TASK PROMPT: Locate each line holding the string "this" and copy it.

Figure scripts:
────────────────────────────────────────

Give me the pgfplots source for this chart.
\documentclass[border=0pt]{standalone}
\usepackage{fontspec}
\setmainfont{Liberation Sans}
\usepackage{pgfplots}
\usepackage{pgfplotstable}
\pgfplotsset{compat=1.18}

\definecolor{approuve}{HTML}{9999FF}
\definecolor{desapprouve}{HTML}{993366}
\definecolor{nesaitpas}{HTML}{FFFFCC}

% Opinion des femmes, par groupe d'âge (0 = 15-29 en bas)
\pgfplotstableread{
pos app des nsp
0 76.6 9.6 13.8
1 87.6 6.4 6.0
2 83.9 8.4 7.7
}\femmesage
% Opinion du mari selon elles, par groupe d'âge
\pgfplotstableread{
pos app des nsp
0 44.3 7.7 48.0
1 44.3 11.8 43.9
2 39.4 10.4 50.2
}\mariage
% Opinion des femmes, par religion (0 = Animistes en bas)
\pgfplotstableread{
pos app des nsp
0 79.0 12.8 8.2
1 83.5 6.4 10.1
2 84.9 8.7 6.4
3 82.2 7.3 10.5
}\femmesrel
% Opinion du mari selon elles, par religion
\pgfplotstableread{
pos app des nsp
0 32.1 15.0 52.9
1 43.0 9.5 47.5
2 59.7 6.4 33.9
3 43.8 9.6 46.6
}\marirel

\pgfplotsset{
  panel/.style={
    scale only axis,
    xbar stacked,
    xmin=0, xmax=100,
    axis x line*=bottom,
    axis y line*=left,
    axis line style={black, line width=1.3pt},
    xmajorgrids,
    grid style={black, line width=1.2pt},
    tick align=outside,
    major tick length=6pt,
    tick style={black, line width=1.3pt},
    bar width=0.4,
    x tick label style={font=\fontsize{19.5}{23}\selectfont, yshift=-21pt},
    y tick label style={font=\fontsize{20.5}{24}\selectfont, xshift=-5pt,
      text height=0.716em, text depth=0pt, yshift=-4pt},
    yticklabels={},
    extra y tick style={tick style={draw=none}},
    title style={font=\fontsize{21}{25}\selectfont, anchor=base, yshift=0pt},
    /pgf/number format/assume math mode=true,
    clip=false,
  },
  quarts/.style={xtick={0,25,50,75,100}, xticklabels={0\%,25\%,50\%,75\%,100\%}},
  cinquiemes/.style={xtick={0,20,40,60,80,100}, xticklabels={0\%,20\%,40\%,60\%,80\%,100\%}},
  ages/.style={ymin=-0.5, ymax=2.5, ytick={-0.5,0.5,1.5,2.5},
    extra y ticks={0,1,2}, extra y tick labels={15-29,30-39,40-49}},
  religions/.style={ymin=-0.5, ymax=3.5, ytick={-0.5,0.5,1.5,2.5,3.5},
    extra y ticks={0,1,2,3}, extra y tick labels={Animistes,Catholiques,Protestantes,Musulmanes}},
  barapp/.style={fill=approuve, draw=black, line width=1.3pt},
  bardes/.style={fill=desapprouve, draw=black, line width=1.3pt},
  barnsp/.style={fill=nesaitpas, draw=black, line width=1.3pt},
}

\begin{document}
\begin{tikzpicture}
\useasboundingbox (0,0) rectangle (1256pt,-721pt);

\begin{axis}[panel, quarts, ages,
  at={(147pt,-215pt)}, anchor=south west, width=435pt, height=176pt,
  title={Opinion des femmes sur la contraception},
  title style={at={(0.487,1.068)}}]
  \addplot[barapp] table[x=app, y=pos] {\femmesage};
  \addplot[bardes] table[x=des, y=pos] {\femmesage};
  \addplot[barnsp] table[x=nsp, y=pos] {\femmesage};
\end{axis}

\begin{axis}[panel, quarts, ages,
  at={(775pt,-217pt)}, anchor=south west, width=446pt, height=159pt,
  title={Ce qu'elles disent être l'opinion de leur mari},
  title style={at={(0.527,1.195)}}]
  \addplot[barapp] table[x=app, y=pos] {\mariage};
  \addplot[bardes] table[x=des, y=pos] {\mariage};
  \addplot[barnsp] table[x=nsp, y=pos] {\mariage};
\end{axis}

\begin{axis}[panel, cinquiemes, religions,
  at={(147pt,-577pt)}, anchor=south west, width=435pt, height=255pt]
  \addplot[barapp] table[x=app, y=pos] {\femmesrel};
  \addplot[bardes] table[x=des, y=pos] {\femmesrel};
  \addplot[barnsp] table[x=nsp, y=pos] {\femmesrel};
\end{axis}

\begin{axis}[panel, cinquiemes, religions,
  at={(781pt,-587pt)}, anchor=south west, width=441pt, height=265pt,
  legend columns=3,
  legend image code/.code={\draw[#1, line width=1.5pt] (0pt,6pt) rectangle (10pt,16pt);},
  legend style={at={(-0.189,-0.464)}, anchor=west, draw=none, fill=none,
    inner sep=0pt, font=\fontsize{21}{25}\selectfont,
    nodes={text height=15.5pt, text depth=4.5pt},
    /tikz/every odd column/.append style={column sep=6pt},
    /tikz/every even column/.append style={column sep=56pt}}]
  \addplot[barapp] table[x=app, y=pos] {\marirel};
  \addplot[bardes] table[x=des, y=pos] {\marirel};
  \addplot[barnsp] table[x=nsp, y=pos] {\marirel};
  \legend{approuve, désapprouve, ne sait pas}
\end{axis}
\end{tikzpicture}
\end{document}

────────────────────────────────────────

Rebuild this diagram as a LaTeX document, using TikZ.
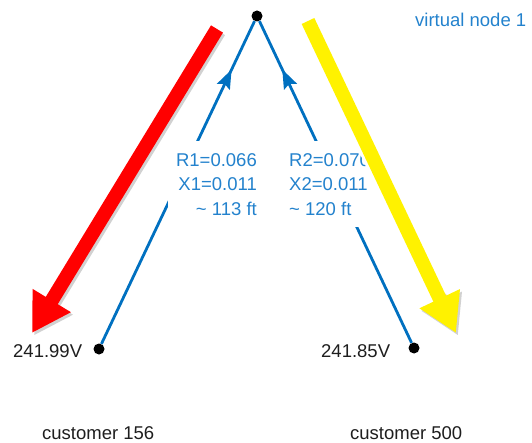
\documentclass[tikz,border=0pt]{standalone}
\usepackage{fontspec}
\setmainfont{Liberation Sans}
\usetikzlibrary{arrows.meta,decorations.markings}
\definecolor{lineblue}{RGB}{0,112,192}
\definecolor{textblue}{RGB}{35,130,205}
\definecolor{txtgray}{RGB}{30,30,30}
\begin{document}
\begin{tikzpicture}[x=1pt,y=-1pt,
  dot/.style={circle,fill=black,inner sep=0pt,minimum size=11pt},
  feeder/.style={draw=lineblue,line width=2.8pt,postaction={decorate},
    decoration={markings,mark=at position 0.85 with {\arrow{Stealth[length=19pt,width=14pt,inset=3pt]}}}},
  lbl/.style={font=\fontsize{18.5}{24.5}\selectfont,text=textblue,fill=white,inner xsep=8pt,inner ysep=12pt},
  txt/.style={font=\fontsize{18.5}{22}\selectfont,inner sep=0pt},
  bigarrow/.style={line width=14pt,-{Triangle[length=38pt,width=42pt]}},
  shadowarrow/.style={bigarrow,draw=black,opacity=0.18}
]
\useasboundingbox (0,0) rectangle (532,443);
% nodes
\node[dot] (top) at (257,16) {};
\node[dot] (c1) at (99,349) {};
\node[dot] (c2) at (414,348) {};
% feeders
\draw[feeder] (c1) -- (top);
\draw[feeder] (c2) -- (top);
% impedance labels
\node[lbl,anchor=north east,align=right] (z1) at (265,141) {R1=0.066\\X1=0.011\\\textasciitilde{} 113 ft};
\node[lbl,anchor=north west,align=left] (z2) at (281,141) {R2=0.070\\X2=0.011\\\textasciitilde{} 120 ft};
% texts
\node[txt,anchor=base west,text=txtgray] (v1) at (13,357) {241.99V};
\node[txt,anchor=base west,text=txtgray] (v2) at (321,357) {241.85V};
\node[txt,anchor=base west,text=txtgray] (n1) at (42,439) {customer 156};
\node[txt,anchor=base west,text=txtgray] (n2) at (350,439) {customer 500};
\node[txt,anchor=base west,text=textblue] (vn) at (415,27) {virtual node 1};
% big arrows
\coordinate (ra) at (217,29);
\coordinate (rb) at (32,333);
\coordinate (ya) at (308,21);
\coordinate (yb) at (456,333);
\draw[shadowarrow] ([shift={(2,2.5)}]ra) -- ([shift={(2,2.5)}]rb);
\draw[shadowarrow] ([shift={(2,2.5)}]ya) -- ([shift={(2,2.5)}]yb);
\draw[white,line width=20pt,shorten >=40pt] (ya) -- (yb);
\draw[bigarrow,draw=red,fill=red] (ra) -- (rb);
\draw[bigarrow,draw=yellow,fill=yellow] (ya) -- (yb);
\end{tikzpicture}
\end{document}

────────────────────────────────────────

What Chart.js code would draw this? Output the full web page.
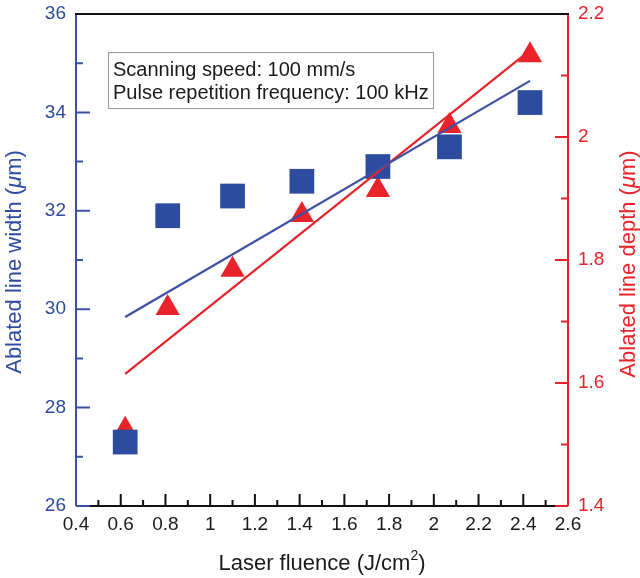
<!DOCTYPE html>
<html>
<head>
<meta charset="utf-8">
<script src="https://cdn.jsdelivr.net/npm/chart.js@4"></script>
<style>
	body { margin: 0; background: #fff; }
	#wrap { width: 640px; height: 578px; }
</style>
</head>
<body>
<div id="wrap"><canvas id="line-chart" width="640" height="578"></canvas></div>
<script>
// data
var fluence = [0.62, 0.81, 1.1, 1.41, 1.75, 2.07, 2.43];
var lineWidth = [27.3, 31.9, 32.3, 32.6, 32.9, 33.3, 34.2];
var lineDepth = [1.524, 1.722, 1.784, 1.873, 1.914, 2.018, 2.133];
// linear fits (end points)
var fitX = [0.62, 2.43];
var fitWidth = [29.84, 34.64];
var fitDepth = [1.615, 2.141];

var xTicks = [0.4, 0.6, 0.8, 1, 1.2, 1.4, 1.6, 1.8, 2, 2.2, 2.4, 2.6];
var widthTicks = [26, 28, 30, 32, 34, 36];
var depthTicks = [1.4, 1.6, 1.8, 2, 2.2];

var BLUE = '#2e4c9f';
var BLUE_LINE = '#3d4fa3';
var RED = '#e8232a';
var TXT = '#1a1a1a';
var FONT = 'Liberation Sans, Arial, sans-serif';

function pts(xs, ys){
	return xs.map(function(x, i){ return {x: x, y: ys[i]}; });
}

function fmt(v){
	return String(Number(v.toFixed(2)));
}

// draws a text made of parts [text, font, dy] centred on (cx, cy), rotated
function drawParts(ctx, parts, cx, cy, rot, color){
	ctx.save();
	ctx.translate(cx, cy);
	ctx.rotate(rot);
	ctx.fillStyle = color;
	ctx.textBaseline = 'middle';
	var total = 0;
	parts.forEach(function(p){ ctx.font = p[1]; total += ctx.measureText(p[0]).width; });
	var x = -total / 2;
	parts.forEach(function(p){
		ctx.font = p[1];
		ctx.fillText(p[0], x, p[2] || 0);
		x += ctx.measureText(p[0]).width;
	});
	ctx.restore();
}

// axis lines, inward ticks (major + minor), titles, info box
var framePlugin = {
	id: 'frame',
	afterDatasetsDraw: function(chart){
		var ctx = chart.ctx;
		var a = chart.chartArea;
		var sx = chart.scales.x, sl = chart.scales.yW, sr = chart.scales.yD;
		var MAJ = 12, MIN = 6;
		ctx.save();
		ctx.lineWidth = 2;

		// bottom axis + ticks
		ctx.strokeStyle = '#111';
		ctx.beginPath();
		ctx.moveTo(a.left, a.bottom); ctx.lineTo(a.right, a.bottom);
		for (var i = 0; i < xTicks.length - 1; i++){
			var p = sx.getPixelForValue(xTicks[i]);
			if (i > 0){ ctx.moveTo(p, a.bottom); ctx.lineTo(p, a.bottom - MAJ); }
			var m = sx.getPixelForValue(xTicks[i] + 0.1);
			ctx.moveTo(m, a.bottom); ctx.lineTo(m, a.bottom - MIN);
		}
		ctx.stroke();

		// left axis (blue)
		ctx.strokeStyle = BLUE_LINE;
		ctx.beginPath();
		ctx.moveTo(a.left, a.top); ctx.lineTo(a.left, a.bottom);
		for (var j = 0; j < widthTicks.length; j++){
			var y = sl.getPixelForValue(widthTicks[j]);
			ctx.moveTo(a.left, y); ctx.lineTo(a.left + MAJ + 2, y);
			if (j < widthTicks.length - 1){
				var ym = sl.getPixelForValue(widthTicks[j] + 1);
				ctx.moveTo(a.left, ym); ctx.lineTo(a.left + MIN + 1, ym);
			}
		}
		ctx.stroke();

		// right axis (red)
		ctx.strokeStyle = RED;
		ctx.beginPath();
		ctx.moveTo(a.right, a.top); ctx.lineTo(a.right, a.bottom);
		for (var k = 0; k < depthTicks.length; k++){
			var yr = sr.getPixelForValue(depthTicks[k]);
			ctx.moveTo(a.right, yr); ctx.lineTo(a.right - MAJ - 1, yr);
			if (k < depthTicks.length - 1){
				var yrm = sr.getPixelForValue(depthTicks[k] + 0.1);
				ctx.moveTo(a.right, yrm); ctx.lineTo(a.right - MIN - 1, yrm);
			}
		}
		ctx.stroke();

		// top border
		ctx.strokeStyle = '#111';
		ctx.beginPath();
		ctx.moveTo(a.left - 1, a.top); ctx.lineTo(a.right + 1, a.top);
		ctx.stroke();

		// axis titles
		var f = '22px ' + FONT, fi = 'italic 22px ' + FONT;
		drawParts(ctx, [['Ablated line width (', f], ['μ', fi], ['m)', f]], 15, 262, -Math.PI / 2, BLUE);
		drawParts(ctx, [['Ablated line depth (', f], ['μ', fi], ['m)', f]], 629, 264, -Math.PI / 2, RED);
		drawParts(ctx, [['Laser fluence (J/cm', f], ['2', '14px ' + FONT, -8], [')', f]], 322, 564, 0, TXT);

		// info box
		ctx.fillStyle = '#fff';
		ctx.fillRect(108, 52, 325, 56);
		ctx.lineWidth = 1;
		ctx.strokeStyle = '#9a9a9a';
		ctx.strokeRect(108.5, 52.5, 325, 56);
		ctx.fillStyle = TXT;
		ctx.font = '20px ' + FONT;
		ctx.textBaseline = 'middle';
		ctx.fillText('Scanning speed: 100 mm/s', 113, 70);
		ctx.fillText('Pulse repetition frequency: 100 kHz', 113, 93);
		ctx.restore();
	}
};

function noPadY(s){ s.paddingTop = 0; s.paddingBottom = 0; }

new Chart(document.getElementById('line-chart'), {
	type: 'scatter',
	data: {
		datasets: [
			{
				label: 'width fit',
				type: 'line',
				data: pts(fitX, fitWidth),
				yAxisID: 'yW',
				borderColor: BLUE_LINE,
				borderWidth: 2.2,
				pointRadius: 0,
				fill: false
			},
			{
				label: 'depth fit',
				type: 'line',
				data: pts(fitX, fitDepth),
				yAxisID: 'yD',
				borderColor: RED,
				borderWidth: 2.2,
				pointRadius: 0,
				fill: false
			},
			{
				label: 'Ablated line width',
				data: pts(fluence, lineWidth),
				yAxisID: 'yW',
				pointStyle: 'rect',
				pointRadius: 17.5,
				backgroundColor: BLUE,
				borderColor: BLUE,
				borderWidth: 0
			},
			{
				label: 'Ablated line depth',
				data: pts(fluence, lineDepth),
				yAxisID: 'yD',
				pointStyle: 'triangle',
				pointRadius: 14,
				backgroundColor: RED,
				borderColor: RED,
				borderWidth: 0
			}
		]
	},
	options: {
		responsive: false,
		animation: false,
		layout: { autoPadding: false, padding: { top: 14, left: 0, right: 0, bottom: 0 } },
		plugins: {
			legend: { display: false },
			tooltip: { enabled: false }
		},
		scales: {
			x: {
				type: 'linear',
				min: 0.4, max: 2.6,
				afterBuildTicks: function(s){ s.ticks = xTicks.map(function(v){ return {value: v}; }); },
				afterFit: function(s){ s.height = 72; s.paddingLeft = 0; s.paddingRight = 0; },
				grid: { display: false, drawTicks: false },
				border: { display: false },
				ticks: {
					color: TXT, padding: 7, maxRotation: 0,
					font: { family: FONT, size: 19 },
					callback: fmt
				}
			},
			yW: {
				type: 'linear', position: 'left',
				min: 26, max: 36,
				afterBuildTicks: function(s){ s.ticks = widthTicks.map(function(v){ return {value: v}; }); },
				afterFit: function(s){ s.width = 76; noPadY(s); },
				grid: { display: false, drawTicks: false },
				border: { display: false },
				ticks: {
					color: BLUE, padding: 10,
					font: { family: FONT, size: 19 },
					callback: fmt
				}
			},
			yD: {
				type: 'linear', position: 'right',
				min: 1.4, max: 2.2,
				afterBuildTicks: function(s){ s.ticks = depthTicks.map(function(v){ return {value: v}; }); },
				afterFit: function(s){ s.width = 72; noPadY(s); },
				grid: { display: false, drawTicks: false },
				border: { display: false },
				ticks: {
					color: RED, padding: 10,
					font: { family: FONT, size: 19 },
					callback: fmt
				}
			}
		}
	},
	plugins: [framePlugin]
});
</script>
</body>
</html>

────────────────────────────────────────

PROBLEM SOLUTION:
Give me the pgfplots source for this chart.
Rebuild this diagram as a LaTeX document, using TikZ.
What Chart.js code would draw this? Output the full web page.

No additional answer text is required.